Accessibility improved, but the underlying risk profile remained unchanged.

4. Regulation finally moved from “coming soon” to reality

If price action captured headlines, regulation quietly reshaped the foundation.

In the U.S., the passage of the GENIUS Act marked the first comprehensive federal framework for payment stablecoins, setting clearer expectations around reserves, disclosures, audits, and compliance. The U.S. also established a Strategic Bitcoin Reserve, signaling that Bitcoin is increasingly viewed alongside sovereign assets like gold.

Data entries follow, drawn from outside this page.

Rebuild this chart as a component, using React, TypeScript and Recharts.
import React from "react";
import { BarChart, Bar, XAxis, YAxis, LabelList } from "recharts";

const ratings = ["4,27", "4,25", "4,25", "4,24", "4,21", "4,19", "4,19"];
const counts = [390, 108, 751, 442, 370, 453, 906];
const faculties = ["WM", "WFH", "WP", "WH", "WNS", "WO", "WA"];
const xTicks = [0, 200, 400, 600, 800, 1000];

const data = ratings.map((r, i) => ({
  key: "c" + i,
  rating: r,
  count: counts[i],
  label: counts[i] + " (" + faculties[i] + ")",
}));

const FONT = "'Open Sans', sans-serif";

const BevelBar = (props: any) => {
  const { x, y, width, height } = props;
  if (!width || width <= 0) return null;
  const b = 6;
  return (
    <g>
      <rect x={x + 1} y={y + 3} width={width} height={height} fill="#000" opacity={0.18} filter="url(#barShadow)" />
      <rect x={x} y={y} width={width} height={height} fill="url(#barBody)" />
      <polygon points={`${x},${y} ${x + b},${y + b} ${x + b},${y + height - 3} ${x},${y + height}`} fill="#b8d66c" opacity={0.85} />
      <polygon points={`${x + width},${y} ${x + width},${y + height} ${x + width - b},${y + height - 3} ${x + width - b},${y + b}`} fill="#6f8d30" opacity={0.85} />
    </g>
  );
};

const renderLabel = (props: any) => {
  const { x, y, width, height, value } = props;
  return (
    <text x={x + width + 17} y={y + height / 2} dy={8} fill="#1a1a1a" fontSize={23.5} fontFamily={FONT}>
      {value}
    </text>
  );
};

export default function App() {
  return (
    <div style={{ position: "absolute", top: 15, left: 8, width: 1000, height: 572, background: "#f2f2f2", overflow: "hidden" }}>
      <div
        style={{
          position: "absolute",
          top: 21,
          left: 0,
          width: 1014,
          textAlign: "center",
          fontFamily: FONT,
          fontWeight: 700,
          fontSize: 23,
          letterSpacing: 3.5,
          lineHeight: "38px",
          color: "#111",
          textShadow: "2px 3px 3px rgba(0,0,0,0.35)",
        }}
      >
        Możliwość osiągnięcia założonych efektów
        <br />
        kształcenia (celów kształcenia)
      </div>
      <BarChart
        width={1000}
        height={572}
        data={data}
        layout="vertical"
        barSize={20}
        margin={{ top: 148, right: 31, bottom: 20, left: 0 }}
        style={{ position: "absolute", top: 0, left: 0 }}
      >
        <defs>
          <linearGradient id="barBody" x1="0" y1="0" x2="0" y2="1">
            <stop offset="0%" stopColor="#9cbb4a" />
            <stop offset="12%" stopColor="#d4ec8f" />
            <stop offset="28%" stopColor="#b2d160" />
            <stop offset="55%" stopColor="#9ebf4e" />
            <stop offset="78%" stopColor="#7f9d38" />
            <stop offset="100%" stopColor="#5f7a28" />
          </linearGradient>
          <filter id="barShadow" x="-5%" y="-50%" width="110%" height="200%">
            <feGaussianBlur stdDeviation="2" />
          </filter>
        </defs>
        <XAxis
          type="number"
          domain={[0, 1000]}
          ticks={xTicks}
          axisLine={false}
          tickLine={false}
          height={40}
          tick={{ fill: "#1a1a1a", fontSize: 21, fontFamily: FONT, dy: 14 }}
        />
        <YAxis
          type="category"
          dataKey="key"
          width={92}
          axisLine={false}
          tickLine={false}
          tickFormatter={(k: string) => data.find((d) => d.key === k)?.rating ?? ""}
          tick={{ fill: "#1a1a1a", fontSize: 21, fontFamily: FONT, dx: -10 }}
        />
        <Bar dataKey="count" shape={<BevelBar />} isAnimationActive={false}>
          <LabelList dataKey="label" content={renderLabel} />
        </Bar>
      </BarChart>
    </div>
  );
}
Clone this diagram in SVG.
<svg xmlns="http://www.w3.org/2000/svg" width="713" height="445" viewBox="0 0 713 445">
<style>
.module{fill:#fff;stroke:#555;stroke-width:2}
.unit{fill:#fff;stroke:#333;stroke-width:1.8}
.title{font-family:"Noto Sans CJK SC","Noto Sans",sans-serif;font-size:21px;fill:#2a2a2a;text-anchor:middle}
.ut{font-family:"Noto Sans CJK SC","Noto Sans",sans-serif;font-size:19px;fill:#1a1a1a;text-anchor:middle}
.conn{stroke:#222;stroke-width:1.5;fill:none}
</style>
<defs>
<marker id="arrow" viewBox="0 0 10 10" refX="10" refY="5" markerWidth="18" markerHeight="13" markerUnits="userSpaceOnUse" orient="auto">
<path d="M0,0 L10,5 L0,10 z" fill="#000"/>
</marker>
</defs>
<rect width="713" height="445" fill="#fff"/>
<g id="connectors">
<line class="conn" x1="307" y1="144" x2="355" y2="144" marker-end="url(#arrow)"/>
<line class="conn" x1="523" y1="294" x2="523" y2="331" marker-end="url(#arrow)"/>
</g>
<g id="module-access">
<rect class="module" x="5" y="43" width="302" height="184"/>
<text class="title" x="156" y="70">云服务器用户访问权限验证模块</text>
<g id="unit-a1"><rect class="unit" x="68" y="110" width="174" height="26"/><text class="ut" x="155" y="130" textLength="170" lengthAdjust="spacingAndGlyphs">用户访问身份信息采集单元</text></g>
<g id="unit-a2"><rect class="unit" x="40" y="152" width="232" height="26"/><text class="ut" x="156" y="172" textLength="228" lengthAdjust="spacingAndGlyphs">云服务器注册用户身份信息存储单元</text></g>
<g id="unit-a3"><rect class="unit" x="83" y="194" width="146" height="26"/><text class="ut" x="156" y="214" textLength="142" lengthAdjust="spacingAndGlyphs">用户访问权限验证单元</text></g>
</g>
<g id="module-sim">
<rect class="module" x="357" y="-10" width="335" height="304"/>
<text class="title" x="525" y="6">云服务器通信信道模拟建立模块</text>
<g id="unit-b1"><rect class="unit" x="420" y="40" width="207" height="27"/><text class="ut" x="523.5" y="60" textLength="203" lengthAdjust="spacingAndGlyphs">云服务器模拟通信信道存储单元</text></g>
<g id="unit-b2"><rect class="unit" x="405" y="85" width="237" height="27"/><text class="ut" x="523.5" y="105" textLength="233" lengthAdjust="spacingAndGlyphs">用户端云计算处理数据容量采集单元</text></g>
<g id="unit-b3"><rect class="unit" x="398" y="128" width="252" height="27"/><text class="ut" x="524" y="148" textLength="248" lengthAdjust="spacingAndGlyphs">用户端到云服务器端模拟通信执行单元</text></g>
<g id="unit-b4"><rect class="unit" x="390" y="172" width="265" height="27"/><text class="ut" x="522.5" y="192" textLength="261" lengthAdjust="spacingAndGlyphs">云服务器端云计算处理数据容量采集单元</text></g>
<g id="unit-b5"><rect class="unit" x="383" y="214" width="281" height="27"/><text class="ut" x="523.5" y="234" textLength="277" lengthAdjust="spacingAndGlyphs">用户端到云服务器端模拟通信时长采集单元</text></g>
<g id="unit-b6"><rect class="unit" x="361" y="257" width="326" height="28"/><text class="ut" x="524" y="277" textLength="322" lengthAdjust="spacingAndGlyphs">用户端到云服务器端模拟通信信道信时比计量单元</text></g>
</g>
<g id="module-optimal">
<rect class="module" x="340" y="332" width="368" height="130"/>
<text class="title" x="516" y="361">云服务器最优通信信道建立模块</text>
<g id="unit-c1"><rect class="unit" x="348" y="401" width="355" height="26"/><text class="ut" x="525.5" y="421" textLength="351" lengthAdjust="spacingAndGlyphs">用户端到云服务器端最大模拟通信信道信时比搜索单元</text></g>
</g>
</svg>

Globally, Europe fully implemented MiCA, Hong Kong and South Korea advanced tokenized securities pilots, and regulated crypto participation expanded across Asia and the Middle East.

This clarity doesn’t eliminate risk, but it reduces uncertainty. For institutions and builders, 2025 was the year crypto stopped operating in regulatory limbo.

5. Stablecoins became crypto’s most practical success story

While speculative assets swung wildly, stablecoins quietly delivered real-world utility.

By October, stablecoins:

  • Powered over 30% of all on-chain activity
  • Surpassed 1% of the U.S. M2 money supply
  • Processed $46 trillion in total transaction volume over the year
  • Reached a total supply of $300 billion

On an adjusted gross settlement basis, stablecoin transaction volumes exceeded PayPal’s transaction volumes. They accounted for a significant share of Visa’s global throughput, though these figures are not directly comparable to consumer payment networks. Adoption expanded across ecommerce, remittances, and business payments, with new regulated issuances emerging in the U.S., Asia, and the Middle East.

Stablecoins didn’t behave like investments in 2025, but as infrastructure. And that distinction matters.

6. Tokenization and builders kept moving, regardless of prices

Away from price charts, crypto’s long-term value proposition continued to evolve.

The total value of tokenized real-world assets surpassed $30 billion, driven by the U.S. Treasuries, private credit, and real estate. Nasdaq filed to support tokenized equities, BlackRock’s BUIDL fund grew to roughly $2.5 billion, and platforms like Ondo, Securitize, and R3 expanded issuance globally.

Meanwhile, developers pushed forward:

  • Layer-2 scaling and smart wallets improved usability
  • Prediction markets processed nearly $28 billion in volume
  • AI-assisted coding accelerated smart contract development
  • Privacy and zero-knowledge technologies regained momentum

These advances didn’t eliminate volatility, but they showed that innovation continued even when narratives shifted.

7. The year reinforced the importance of financial foundations

Perhaps the most practical lesson of 2025 wasn’t about technology or regulation; it was about preparedness.

Investors with emergency funds, diversified portfolios, and automated contributions tended to experience crypto volatility as just one part of a broader plan. Those who relied heavily on crypto often felt sharper swings, both financially and emotionally.

The takeaway was clear: build the foundation first. Once core financial needs are covered, speculative exposure becomes a choice, not a dependency.

Why Crypto’s 2025 Story Matters

Every crypto cycle teaches something different. In 2025, the lesson wasn’t about crypto’s performance; it was about how it continued to mature while retaining its defining characteristics.

Prices still move fast. Concentration remains high. Correlations with traditional markets are real. But regulation advanced, infrastructure strengthened, and real-world use cases expanded in ways that will shape the next decade.

Closing Thoughts

Crypto 2025 was not about hype; it was about context.

It showed that digital assets can grow alongside traditional finance without fully escaping its forces. Long-term progress still comes from diversification, discipline, and time, not from chasing peaks or predicting pullbacks.

Crypto can play a role in that journey, but only when it’s sized intentionally, understood clearly, and placed within a plan built for resilience.

The market will keep evolving. The fundamentals of sound investing, however, remain unchanged.